Second Referendum on Independence
In 1963 Gouled was given the post of Minister for Education by Ali Aref Bourhan (who had become vice-president of the territorial council in 1963). But he was becoming less enamored of France; the slow pace of reform towards autonomy; and the excesses of French favoritism towards the Afar minority. By 1966 Gouled was more convinced of the need for independence -- the UN had made a recommendation to that effect, which was strongly condemned by France. When President General Charles de Gaulle made a state visit in August of 1966 he was met by mass demonstrations. The next month a newly appointed French governor for the colony, Louis Joseph Édouard Saget, announced another referendum.
In March 1967 Gouled voted for independence, but 60% of the electorate voted to remain a French Overseas Territory.
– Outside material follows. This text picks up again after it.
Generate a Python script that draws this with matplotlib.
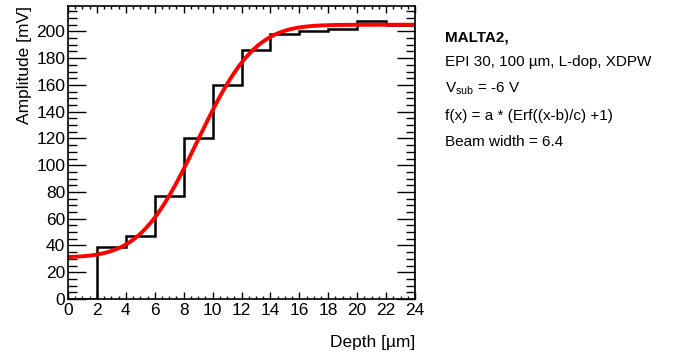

Once again there was civil unrest. In an attempt to placate the people, French Somaliland was renamed the Territoire Français des Afars et des Issas (French Territory of Afars and Issas). Governor Louis Saget was given new title of High Commissioner, and the Executive Council was renamed the Council for Government (and reduced to only nine members). The colony was still being ruled by the pro-French Afar, and on 17 November 1968, elections for the Council of Government were decisively won by Aref Ali Bourhan's Rassemblement Démocratique Afar (RDA, Afar Democratic Rally).
The Eve of Independence
In 1972 Hassan Gouled Aptidon took control of the predominantly Issa based Union Populaire Africaine(UPA, African People's Union).Three years later, sensing a change in France's opinion on independence (under its new president Valéry Giscard d'Estaing), Gouled joined the UPA with Ahmed Dini's predominantly Afar Ligue pour l'avenir et l'ordre (LAO, League for the Future and Order) to create the Ligue Populaire Africane pour l'Indépendance (LPAI, African People's League for the Independence). It was the territory's first multi-ethnic party, and one which could potentially combine the voting power of both the Afar and Issa electorate on the issue of reform and independence. In 1976 France relaxed the requirements for citizenship in the territory, and the number of Issa voters increased.
In May 1977 a third referendum was held. Gouled and the LPAI campaigned for independence and they were overwhelmingly successful (99% vote). In elections that followed, the LPAI won a majority, and Gouled was named prime minister. Independence was granted on 27 June 1977, the country became the République de Djibouti (Republic of Djibouti), and Hassan Gouled Aptidon was appointed president.